Self-Injurious Behaviours Are Associated with Alterations in the Somatosensory System in Children and Adolescents with Autism Spectrum Disorders: A Multimodal Brain Imaging Study

Thursday, May 17, 2012
Sheraton Hall (Sheraton Centre Toronto)
9:00 AM
E. G. Duerden1, S. W. Roberts2,3, J. Villafuerte1, M. M. Chakravarty4, K. M. Mak-Fan1, J. P. Lerch5 and M. J. Taylor1, (1)Department of Diagnostic Imaging, Hospital for Sick Children, Toronto, ON, Canada, (2)Holland Bloorview Kids Rehabilitation Hospital, Toronto, ON, Canada, (3)Autism Research Unit, The Hospital for Sick Children, Toronto, ON, Canada, (4)Kimel Family Translational Imaging-Genetics Laboratory, Research Imaging Centre, Centre for Addiction and Mental Health, Toronto, ON, Canada, (5)Mouse Imaging Centre, The Hospital for Sick Children, Toronto, ON, Canada
Background: Children with autism spectrum disorders (ASD) commonly perform behaviours that are self-injurious, often in the absence of reporting pain. Previous research suggests that altered pain sensitivity is associated with morphological changes in somatosensory and limbic cortices. Self-injurious behaviours are reported to result in alterations in the structure and organization of the temporal lobes in adults with ASD. However, the effect of self-injurious behaviour on cortical development in children with ASD remains unknown.
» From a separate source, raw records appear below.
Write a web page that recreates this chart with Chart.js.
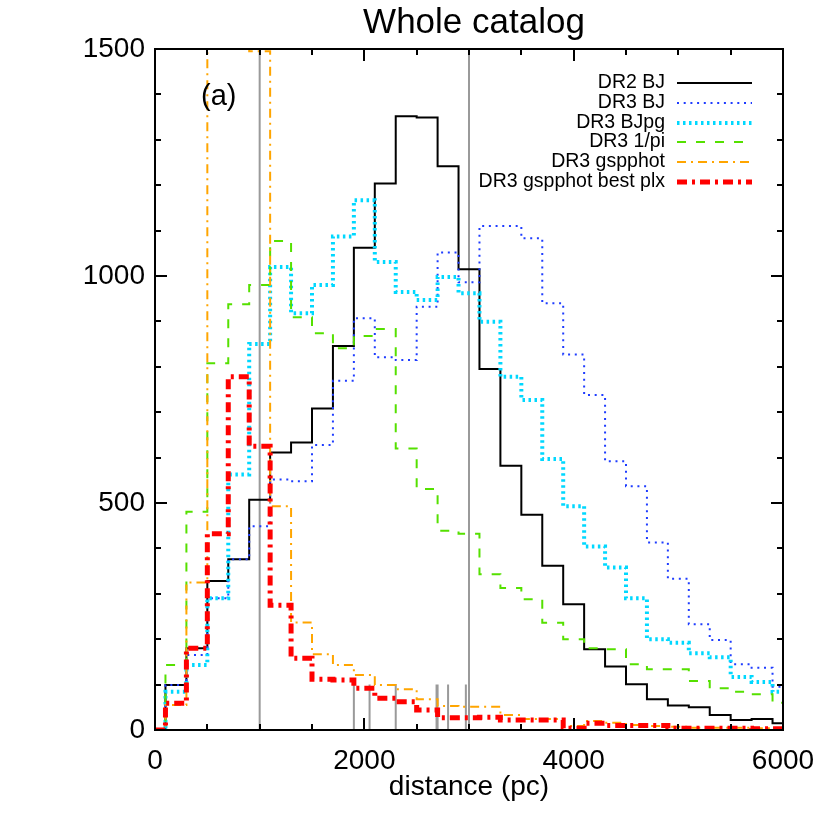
<!DOCTYPE html>
<html>
<head>
<meta charset="utf-8">
<title>Whole catalog</title>
<script src="https://cdn.jsdelivr.net/npm/chart.js@4/dist/chart.umd.min.js"></script>
<style>
  html, body { margin: 0; padding: 0; background: #fff; }
  #wrap { width: 830px; height: 830px; }
</style>
</head>
<body>
<div id="wrap"><canvas id="chart" width="830" height="830"></canvas></div>
<script>
// bin centres (pc), 200 pc wide bins
const binCenters = [0, 200, 400, 600, 800, 1000, 1200, 1400, 1600, 1800, 2000,
    2200, 2400, 2600, 2800, 3000, 3200, 3400, 3600, 3800, 4000,
    4200, 4400, 4600, 4800, 5000, 5200, 5400, 5600, 5800, 6000];

const dr2BJ = [0, 99, 180, 328, 376, 507, 611, 633, 708, 846, 1062,
    1204, 1352, 1349, 1242, 1015, 795, 582, 474, 362, 277,
    178, 140, 101, 68, 54, 50, 33, 22, 24, 15];

const dr3BJ = [0, 99, 165, 290, 376, 449, 552, 548, 628, 769, 907,
    821, 815, 932, 1052, 986, 1110, 1110, 1083, 940, 827,
    738, 592, 537, 413, 333, 233, 198, 145, 137, 95];

const dr3BJpg = [0, 84, 143, 290, 563, 850, 1020, 918, 980, 1087, 1167,
    1031, 965, 947, 998, 962, 899, 778, 727, 597, 493,
    404, 358, 290, 200, 192, 169, 160, 117, 106, 84];

const dr3InvPi = [0, 143, 481, 808, 938, 980, 1077, 909, 874, 841, 868,
    883, 620, 531, 439, 432, 343, 313, 288, 236, 200,
    180, 178, 145, 134, 134, 108, 92, 84, 79, 60];

// bins 600 and 800 run off the top of the plot
const dr3Gspphot = [0, 55, 325, 2500, 2500, 1495, 493, 237, 167, 143, 121,
    99, 90, 68, 53, 51, 51, 33, 24, 24, 9,
    20, 16, 11, 9, 7, 5, 5, 5, 4, 4];

const dr3GspphotBest = [0, 59, 180, 432, 778, 625, 275, 158, 112, 110, 92,
    70, 62, 44, 27, 27, 28, 22, 22, 22, 4,
    15, 10, 10, 10, 4, 4, 4, 4, 3, 3];

const seriesNames = ['DR2 BJ', 'DR3 BJ', 'DR3 BJpg', 'DR3 1/pi', 'DR3 gspphot', 'DR3 gspphot best plx'];

// grey reference marks
const fullLineX = [1000, 3000];
const shortMarkX = [1900, 2050, 2300, 2690, 2700, 2800, 2970];
const shortMarkTop = 100;

const xMin = 0, xMax = 6000, yMin = 0, yMax = 1500;

const FONT = '"Liberation Sans", Arial, Helvetica, sans-serif';

function toPoints(values) {
    return binCenters.map((x, i) => ({ x: x, y: values[i] }));
}

function verticalMarks(xs, top) {
    const pts = [];
    for (const x of xs) {
        pts.push({ x: x, y: 0 }, { x: x, y: top }, { x: x, y: null });
    }
    return pts;
}

function histo(label, values, color, width, dash, order) {
    return {
        label: label,
        data: toPoints(values),
        borderColor: color,
        backgroundColor: color,
        borderWidth: width,
        borderDash: dash,
        stepped: 'middle',
        pointRadius: 0,
        fill: false,
        order: order,
    };
}

const datasets = [
    histo(seriesNames[5], dr3GspphotBest, '#ff0000', 5, [10, 5, 3, 5], 0),
    histo(seriesNames[4], dr3Gspphot, '#ffa500', 2, [9, 5, 2, 5], 1),
    histo(seriesNames[3], dr3InvPi, '#55e000', 2, [9, 10], 2),
    histo(seriesNames[2], dr3BJpg, '#00d8ff', 4, [2.5, 3.5], 3),
    histo(seriesNames[1], dr3BJ, '#1e3cff', 2, [2, 4.7], 4),
    histo(seriesNames[0], dr2BJ, '#000000', 2, [], 5),
    {
        label: 'marks',
        data: verticalMarks(fullLineX, yMax).concat(verticalMarks(shortMarkX, shortMarkTop)),
        borderColor: '#9a9a9a',
        borderWidth: 2,
        pointRadius: 0,
        spanGaps: false,
        order: 6,
    },
];

// frame with inward ticks on all four sides, title, panel tag and legend
const decorations = {
    id: 'decorations',
    afterDatasetsDraw(chart) {
        const { ctx, chartArea: a, scales: { x, y } } = chart;
        ctx.save();
        ctx.strokeStyle = '#000';
        ctx.lineWidth = 2;
        ctx.setLineDash([]);
        ctx.strokeRect(a.left, a.top, a.right - a.left, a.bottom - a.top);
        ctx.beginPath();
        for (const t of x.ticks) {
            if (t.value <= xMin || t.value >= xMax) continue;
            const px = Math.round(x.getPixelForValue(t.value));
            const len = t.value % 2000 === 0 ? 12 : 6;
            ctx.moveTo(px, a.bottom); ctx.lineTo(px, a.bottom - len);
            ctx.moveTo(px, a.top); ctx.lineTo(px, a.top + len);
        }
        for (const t of y.ticks) {
            if (t.value <= yMin || t.value >= yMax) continue;
            const py = Math.round(y.getPixelForValue(t.value));
            const len = t.value % 500 === 0 ? 12 : 6;
            ctx.moveTo(a.left, py); ctx.lineTo(a.left + len, py);
            ctx.moveTo(a.right, py); ctx.lineTo(a.right - len, py);
        }
        ctx.stroke();
        ctx.restore();
    },
    afterDraw(chart) {
        const { ctx } = chart;
        ctx.save();
        ctx.fillStyle = '#000';
        ctx.textAlign = 'center';
        ctx.textBaseline = 'alphabetic';
        ctx.font = '35px ' + FONT;
        ctx.fillText('Whole catalog', 474, 33);

        ctx.textAlign = 'left';
        ctx.font = '29px ' + FONT;
        ctx.fillText('(a)', 201, 105);

        // legend: right-aligned names with line samples to the right
        const rowY = [83, 103, 123, 142, 162, 182];
        ctx.font = '19.5px ' + FONT;
        ctx.textAlign = 'right';
        ctx.textBaseline = 'middle';
        seriesNames.forEach((name, i) => {
            const ds = chart.data.datasets.find(d => d.label === name);
            const yy = rowY[i];
            ctx.fillStyle = '#000';
            ctx.fillText(name, 665, yy);
            ctx.beginPath();
            ctx.strokeStyle = ds.borderColor;
            ctx.lineWidth = ds.borderWidth;
            ctx.setLineDash(ds.borderDash);
            ctx.moveTo(677, yy);
            ctx.lineTo(752, yy);
            ctx.stroke();
        });
        ctx.restore();
    },
};

new Chart(document.getElementById('chart'), {
    type: 'line',
    data: { datasets: datasets },
    options: {
        responsive: false,
        animation: false,
        events: [],
        layout: { padding: { left: 0, right: 47, top: 49, bottom: 0 } },
        plugins: {
            legend: { display: false },
            title: { display: false },
            tooltip: { enabled: false },
        },
        scales: {
            x: {
                type: 'linear',
                min: xMin,
                max: xMax,
                grid: { display: false, drawTicks: false },
                border: { display: false },
                ticks: {
                    stepSize: 500,
                    autoSkip: false,
                    maxRotation: 0,
                    padding: 14,
                    color: '#000',
                    font: { family: FONT, size: 28 },
                    callback: v => (v % 2000 === 0 ? String(v) : ''),
                },
                title: {
                    display: true,
                    text: 'distance (pc)',
                    color: '#000',
                    font: { family: FONT, size: 28 },
                    padding: { top: 0, bottom: 26 },
                },
                afterFit(scale) { scale.height = 100; },
            },
            y: {
                min: yMin,
                max: yMax,
                grid: { display: false, drawTicks: false },
                border: { display: false },
                ticks: {
                    stepSize: 100,
                    autoSkip: false,
                    padding: 10,
                    color: '#000',
                    font: { family: FONT, size: 28 },
                    callback: v => (v % 500 === 0 ? String(v) : ''),
                },
                afterFit(scale) { scale.width = 155; },
            },
        },
    },
    plugins: [decorations],
});
</script>
</body>
</html>
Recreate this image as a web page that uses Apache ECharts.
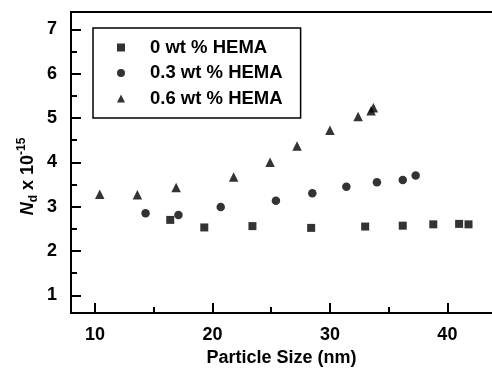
<!DOCTYPE html>
<html>
<head>
<meta charset="utf-8">
<script src="https://cdn.jsdelivr.net/npm/echarts@6/dist/echarts.min.js"></script>
<style>html,body{margin:0;padding:0;background:#fff;}#c{width:492px;height:375px;}</style>
</head>
<body>
<div id="c"></div>
<script>
// Data
var seriesNames = ['0 wt % HEMA', '0.3 wt % HEMA', '0.6 wt % HEMA'];
var size0 = [16.4, 19.3, 23.4, 28.4, 33.0, 36.2, 38.8, 41.0, 41.8];
var nd0 = [2.70, 2.53, 2.56, 2.52, 2.55, 2.57, 2.60, 2.61, 2.60];
var size03 = [14.3, 17.1, 20.7, 25.4, 28.5, 31.4, 34.0, 36.2, 37.3];
var nd03 = [2.85, 2.81, 2.99, 3.13, 3.30, 3.45, 3.55, 3.60, 3.70];
var size06 = [10.4, 13.6, 16.9, 21.8, 24.9, 27.2, 30.0, 32.4, 33.5, 33.7];
var nd06 = [3.28, 3.27, 3.43, 3.67, 4.00, 4.37, 4.72, 5.03, 5.16, 5.23];
var xTicks = [10, 20, 30, 40];
var xMinorTicks = [15, 25, 35];
var yTicks = [1, 2, 3, 4, 5, 6, 7];
var yMinorTicks = [1.5, 2.5, 3.5, 4.5, 5.5, 6.5];

function pairs(xs, ys) { return xs.map(function (x, i) { return [x, ys[i]]; }); }

var FONT = '"Liberation Sans", Arial, sans-serif';
var X_MIN = 7.95, X_MAX = 43.8, Y_MIN = 0.6, Y_MAX = 7.39;

var chart = echarts.init(document.getElementById('c'), null, { renderer: 'canvas' });
chart.setOption({
  backgroundColor: '#ffffff',
  animation: false,
  grid: { left: 71, right: 0, top: 12, bottom: 62 },
  legend: {
    orient: 'vertical',
    left: 93, top: 28,
    padding: [10, 18, 10, 24],
    borderColor: '#000', borderWidth: 1.5, borderRadius: 0,
    itemWidth: 8, itemHeight: 8, itemGap: 6.5,
    textStyle: { color: '#000', fontFamily: FONT, fontWeight: 'bold', fontSize: 18.5, padding: [0, 0, 0, 20] },
    data: [
      { name: seriesNames[0], icon: 'rect' },
      { name: seriesNames[1], icon: 'circle' },
      { name: seriesNames[2], icon: 'triangle' }
    ]
  },
  xAxis: [
    {
      type: 'value', min: X_MIN, max: X_MAX, position: 'bottom',
      name: 'Particle Size (nm)', nameLocation: 'middle', nameGap: 36, nameMoveOverlap: false,
      nameTextStyle: { color: '#000', fontFamily: FONT, fontWeight: 'bold', fontSize: 18 },
      axisLine: { show: true, onZero: false, lineStyle: { color: '#000', width: 2 } },
      axisTick: { show: true, inside: true, length: 10, customValues: xTicks, lineStyle: { color: '#000', width: 2 } },
      axisLabel: { customValues: xTicks, margin: 13, color: '#000', fontFamily: FONT, fontWeight: 'bold', fontSize: 18 },
      splitLine: { show: false }
    },
    {
      type: 'value', min: X_MIN, max: X_MAX, position: 'bottom',
      axisLine: { show: false, onZero: false },
      axisTick: { show: true, inside: true, length: 6, customValues: xMinorTicks, lineStyle: { color: '#000', width: 2 } },
      axisLabel: { show: false },
      splitLine: { show: false }
    },
    {
      type: 'value', min: X_MIN, max: X_MAX, position: 'top',
      axisLine: { show: true, onZero: false, lineStyle: { color: '#000', width: 2 } },
      axisTick: { show: false }, axisLabel: { show: false }, splitLine: { show: false }
    }
  ],
  yAxis: [
    {
      type: 'value', min: Y_MIN, max: Y_MAX, position: 'left',
      name: '{i|N}{sub|d}{b| x 10}{sup|-15}', nameLocation: 'middle', nameGap: 31, nameRotate: 90, nameMoveOverlap: false,
      nameTextStyle: {
        color: '#000', fontFamily: FONT, fontWeight: 'bold', fontSize: 18, padding: [0, 28, 0, 0],
        rich: {
          i: { fontFamily: FONT, fontWeight: 'bold', fontStyle: 'italic', fontSize: 18, color: '#000', lineHeight: 24 },
          b: { fontFamily: FONT, fontWeight: 'bold', fontSize: 18, color: '#000', lineHeight: 24 },
          sub: { fontFamily: FONT, fontWeight: 'bold', fontSize: 12, color: '#000', verticalAlign: 'bottom', lineHeight: 24 },
          sup: { fontFamily: FONT, fontWeight: 'bold', fontSize: 12, color: '#000', verticalAlign: 'top', lineHeight: 24 }
        }
      },
      axisLine: { show: true, onZero: false, lineStyle: { color: '#000', width: 2 } },
      axisTick: { show: true, inside: true, length: 10, customValues: yTicks, lineStyle: { color: '#000', width: 2 } },
      axisLabel: { customValues: yTicks, margin: 14, color: '#000', fontFamily: FONT, fontWeight: 'bold', fontSize: 18 },
      splitLine: { show: false }
    },
    {
      type: 'value', min: Y_MIN, max: Y_MAX, position: 'left',
      axisLine: { show: false, onZero: false },
      axisTick: { show: true, inside: true, length: 6, customValues: yMinorTicks, lineStyle: { color: '#000', width: 2 } },
      axisLabel: { show: false },
      splitLine: { show: false }
    }
  ],
  series: [
    { name: seriesNames[0], type: 'scatter', symbol: 'rect', symbolSize: 8, itemStyle: { color: '#000' }, data: pairs(size0, nd0) },
    { name: seriesNames[1], type: 'scatter', symbol: 'circle', symbolSize: 8.5, itemStyle: { color: '#000' }, data: pairs(size03, nd03) },
    { name: seriesNames[2], type: 'scatter', symbol: 'triangle', symbolSize: 9.5, itemStyle: { color: '#000' }, data: pairs(size06, nd06) }
  ]
});
</script>
</body>
</html>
Objectives: To determine the relation between grey/white matter structural changes and self-injurious behaviours in children and adolescents with ASD. 

Methods: We studied 28 children and adolescents (mean age=10.34 ±2.5 yrs; range: 6-15yrs; 25 males) who carried a clinical diagnosis of ASD. Participants were verbal and high functioning (IQ=104; sd=18.27). Self -injury was assessed using a standardized parental questionnaire. Each participant underwent diffusion tensor imaging (DTI) and T1-weighted magnetic resonance imaging at 1.5 Telsa (T). Cortical thickness analysis was performed on the anatomical images using the CIVET pipeline; based on a priori hypotheses, regions-of-interest were drawn over the bilateral somatosensory, cingulate, and medial temporal lobe cortices. Volumes of thalamic nuclei were extracted using non-linear alignment of a histological atlas. Tract-based spatial statistics were used to assess changes in Fractional Anisotropy (FA) using the DTI data set followed by whole brain tractography.

Results: Self-injury scores negatively correlated with thickness in the right superior parietal lobule (p=0.001). A directed search in the left primary somatosensory cortex (SI) also revealed a significant negative correlation with self-injury scores (p=0.006). Volumetric analyses revealed that the left ventroposterior (VP) nucleus was negatively correlated with higher self-injury scores (R=-0.53, p=0.005). Based on these findings we extracted the FA values, a measure of white matter fibre integrity, based on a tract based region of interest analysis between SI and the VP nucleus and found that children who engaged in self injury had significantly higher FA values in the left hemisphere (F=5, p=0.04).

Conclusions:  Cortical volume and thickness in primary and association somatosensory brain areas were lower in ASD children with increased self injury, suggesting that alterations in somatosensory brain regions, and the underlying white matter pathways, could serve as a biomarker for disrupted brain development in children with ASD who self injure. Future research will focus on the relation among altered brain morphology, self-injury and atypical pain perception commonly seen in this population.